The Pollinator’s Corridor

reviewed by Vidya Tikku

Set in the Bronx of the 1970’s landlord fires, The Pollinator’s Corridor follows the lives of three teenage friends who attempt to convince wild bees and butterflies to cross the Bronx by planting ‘corridors’ of native flora throughout the industrial wasteland. Connecting fragmented forests, watersheds and city parks, our heroes restore biodiversity to the blighted ghetto by uniting marginalized communities and laying the foundations of ecological health in an age of crisis and decline.

The story is especially relevant today where a lack of environmental leaders in the political world catalyzes concerned and caring individuals and communities to take action in their own spheres of influence, making change where they can and when they can. They reflect Birk’s mantra of resisting by action in your own work, refusing to stop the daily actions in your own life and finding inspiration in your creation, a pollinator’s greenway in this case.

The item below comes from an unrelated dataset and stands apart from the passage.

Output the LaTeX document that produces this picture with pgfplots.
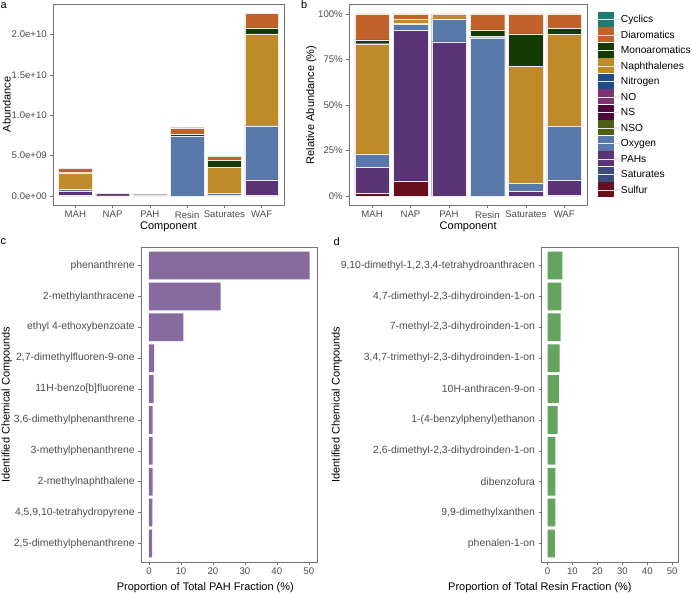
\documentclass[border=0pt]{standalone}
\usepackage{pgfplots}
\pgfplotsset{compat=1.18}
\usepackage{pgfplotstable}
\usepackage{fontspec}
\setmainfont{Liberation Sans}

\definecolor{cCyc}{HTML}{1E7B6E}
\definecolor{cDi}{HTML}{C0622A}
\definecolor{cMono}{HTML}{143A05}
\definecolor{cNaph}{HTML}{BF8A28}
\definecolor{cNit}{HTML}{224B8B}
\definecolor{cNO}{HTML}{7F3372}
\definecolor{cNS}{HTML}{480A3C}
\definecolor{cNSO}{HTML}{4B5E12}
\definecolor{cOxy}{HTML}{5878AA}
\definecolor{cPAH}{HTML}{5B3478}
\definecolor{cSat}{HTML}{3A4C7C}
\definecolor{cSul}{HTML}{680E1C}
\definecolor{cPurp}{HTML}{876A9E}
\definecolor{cGreen}{HTML}{64A45E}

% abundance in units of 1e9
\pgfplotstableread{
x Sul Sat PAH Oxy NSO NS NO Nit Naph Mono Di Cyc
1 0.051 0 0.479 0.255 0 0 0 0 2.060 0.068 0.486 0
2 0.029 0 0.289 0.012 0 0.001 0 0 0.009 0 0.009 0
3 0 0 0.144 0.022 0 0 0 0 0.005 0 0 0
4 0 0 0 7.352 0 0 0.042 0.042 0 0.270 0.744 0
5 0 0 0.119 0.218 0 0 0 0 3.198 0.871 0.545 0
6 0.068 0 1.921 6.712 0 0 0 0 11.368 0.746 1.785 0
}\abund

% relative abundance, percent
\pgfplotstableread{
x Sul Sat PAH Oxy NSO NS NO Nit Naph Mono Di Cyc
1 1.5 0 14.1 7.5 0 0 0 0 60.6 2.0 14.3 0
2 8.2 0 82.7 3.5 0 0.3 0 0 2.6 0 2.7 0
3 0 0 84.6 12.7 0 0 0 0 2.7 0 0 0
4 0 0 0 87.0 0 0 0.5 0.5 0 3.2 8.8 0
5 0 0 2.4 4.4 0 0 0 0 64.6 17.6 11.0 0
6 0.3 0 8.5 29.7 0 0 0 0 50.3 3.3 7.9 0
}\relab

\pgfplotsset{
  base/.style={
    scale only axis, anchor=south west,
    axis line style={black!55, line width=0.6pt},
    every tick/.style={black!55, line width=0.5pt},
    tick align=outside, major tick length=2.75pt,
    xtick pos=bottom, ytick pos=left,
    tick label style={font=\fontsize{9.6}{11}\selectfont, text=black!70},
    label style={font=\fontsize{11}{13}\selectfont, text=black},
    /pgf/number format/assume math mode=true,
  },
  stackbase/.style={
    base, ybar stacked, bar width=0.9,
    xmin=0.4, xmax=6.6, xtick={1,...,6},
    xticklabels={MAH,NAP,PAH,Resin,Saturates,WAF},
    every axis plot/.append style={draw=white!92!black, line width=0.25pt},
  },
  mylegimg/.style={
    legend image code/.code={
      \fill[##1, draw=none] (0pt,-7.5pt) rectangle (15.7pt,7.5pt);
      \path (0pt,0pt) -- (23pt,0pt);
    }
  },
}

\newcommand{\stackall}[1]{%
  \addplot[fill=cSul] table[x=x,y=Sul]{#1};
  \addplot[fill=cSat] table[x=x,y=Sat]{#1};
  \addplot[fill=cPAH] table[x=x,y=PAH]{#1};
  \addplot[fill=cOxy] table[x=x,y=Oxy]{#1};
  \addplot[fill=cNSO] table[x=x,y=NSO]{#1};
  \addplot[fill=cNS] table[x=x,y=NS]{#1};
  \addplot[fill=cNO] table[x=x,y=NO]{#1};
  \addplot[fill=cNit] table[x=x,y=Nit]{#1};
  \addplot[fill=cNaph] table[x=x,y=Naph]{#1};
  \addplot[fill=cMono] table[x=x,y=Mono]{#1};
  \addplot[fill=cDi] table[x=x,y=Di]{#1};
  \addplot[fill=cCyc] table[x=x,y=Cyc]{#1};
}

\begin{document}
\begin{tikzpicture}
\path[use as bounding box] (0,0) rectangle (692pt,592pt);

% ---------- panel a ----------
\begin{axis}[stackbase, at={(53pt,387pt)}, width=231pt, height=201pt,
  ymin=-1.13, ymax=23.78, ytick={0,5,10,15,20},
  yticklabels={0.0e+00,5.0e+09,1.0e+10,1.5e+10,2.0e+10},
  xlabel={Component}, ylabel={Abundance},
  xlabel style={at={(axis description cs:0.5,-0.108)}, anchor=center},
  ylabel style={at={(axis description cs:-0.201,0.5)}, anchor=center},
]
\stackall{\abund}
\end{axis}

% ---------- panel b ----------
\begin{axis}[stackbase, at={(349pt,387pt)}, width=238.3pt, height=200.3pt,
  ymin=-5, ymax=105.1, ytick={0,25,50,75,100},
  yticklabels={0\%,25\%,50\%,75\%,100\%},
  xlabel={Component}, ylabel={Relative Abundance (\%)},
  xlabel style={at={(axis description cs:0.5,-0.108)}, anchor=center},
  ylabel style={at={(axis description cs:-0.158,0.5)}, anchor=center},
  reverse legend,
  every axis plot post/.append style={mylegimg},
  legend style={at={(1.0437,0.965)}, anchor=north west, draw=none, fill=none,
    inner sep=0pt, outer sep=0pt, row sep=0.5pt,
    font=\fontsize{10.2}{11}\selectfont,
    nodes={inner sep=0pt, text depth=0pt},
    cells={anchor=west}},
]
\stackall{\relab}
\legend{Sulfur,Saturates,PAHs,Oxygen,NSO,NS,NO,Nitrogen,Naphthalenes,Monoaromatics,Diaromatics,Cyclics}
\end{axis}

% ---------- panel c ----------
\begin{axis}[base, at={(141pt,30pt)}, width=176.7pt, height=315pt,
  xbar, bar width=0.9,
  xmin=-2.5, xmax=52.8, xtick={0,10,20,30,40,50},
  ymin=0.4, ymax=10.6, ytick={1,...,10},
  yticklabels={{2,5-dimethylphenanthrene},{4,5,9,10-tetrahydropyrene},{2-methylnaphthalene},{3-methylphenanthrene},{3,6-dimethylphenanthrene},{11H-benzo[b]fluorene},{2,7-dimethylfluoren-9-one},{ethyl 4-ethoxybenzoate},{2-methylanthracene},{phenanthrene}},
  yticklabel style={font=\fontsize{10.4}{12}\selectfont},
  xlabel={Proportion of Total PAH Fraction (\%)},
  ylabel={Identified Chemical Compounds},
  xlabel style={at={(axis description cs:0.364,-0.082)}, anchor=center},
  ylabel style={at={(axis description cs:-0.76,0.5)}, anchor=center},
]
\addplot[fill=cPurp, draw=none] coordinates {
(1.0,1) (1.05,2) (1.1,3) (1.1,4) (1.15,5) (1.45,6) (1.6,7) (10.75,8) (22.4,9) (50.3,10)};
\end{axis}

% ---------- panel d ----------
\begin{axis}[base, at={(541.3pt,30pt)}, width=137.4pt, height=315pt,
  xbar, bar width=0.9,
  xmin=-2.5, xmax=52.6, xtick={0,10,20,30,40,50},
  ymin=0.4, ymax=10.6, ytick={1,...,10},
  yticklabels={{phenalen-1-on},{9,9-dimethylxanthen},{dibenzofura},{2,6-dimethyl-2,3-dihydroinden-1-on},{1-(4-benzylphenyl)ethanon},{10H-anthracen-9-on},{3,4,7-trimethyl-2,3-dihydroinden-1-on},{7-methyl-2,3-dihydroinden-1-on},{4,7-dimethyl-2,3-dihydroinden-1-on},{9,10-dimethyl-1,2,3,4-tetrahydroanthracen}},
  yticklabel style={font=\fontsize{10.4}{12}\selectfont},
  xlabel={Proportion of Total Resin Fraction (\%)},
  ylabel={Identified Chemical Compounds},
  xlabel style={at={(axis description cs:-0.01,-0.082)}, anchor=center},
  ylabel style={at={(axis description cs:-1.489,0.5)}, anchor=center},
]
\addplot[fill=cGreen, draw=none] coordinates {
(2.9,1) (3.1,2) (3.1,3) (3.1,4) (4.0,5) (4.5,6) (4.8,7) (5.2,8) (5.5,9) (5.9,10)};
\end{axis}

% panel letters
\node[anchor=base west, inner sep=0pt, font=\fontsize{11}{12}\selectfont] at (0.5pt,583pt) {a};
\node[anchor=base west, inner sep=0pt, font=\fontsize{11}{12}\selectfont] at (301pt,583pt) {b};
\node[anchor=base west, inner sep=0pt, font=\fontsize{11}{12}\selectfont] at (0.5pt,347pt) {c};
\node[anchor=base west, inner sep=0pt, font=\fontsize{11}{12}\selectfont] at (333.3pt,346pt) {d};
\end{tikzpicture}
\end{document}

This imagined greenway for the pollinators navigates a challenging urban landscape to create a new prototype that can be real in its ecological composi-tion. A unique combination of art and prose set against a rebellion against accepting the conventional and oft-described urban decay, Birk paints a hopeful and imaginative tool for urban design, rooted in science and biology.

The Pollinator’s Corridor captures the daily lives and aspirations of city residents who share the varying yet common thread of a vision for green urbanity — a vision that’s painted in their imaginations as an environ unabashedly urban yet used at a thrumming pace not just by its human inhabitants but by our pollinators. The book’s evocative illustrations capture the imagination of its characters that are working within their daily lives to paint that picture. Birk’s characters are representative of any or all of us – from the woman jumping into her local YMCA pool at the end of a tiring day to the artist looking for a yet bigger canvas, all looking for nooks and crannies, waterfronts and vacant lands, to plant the seeds that will welcome the pollinating communities into the city.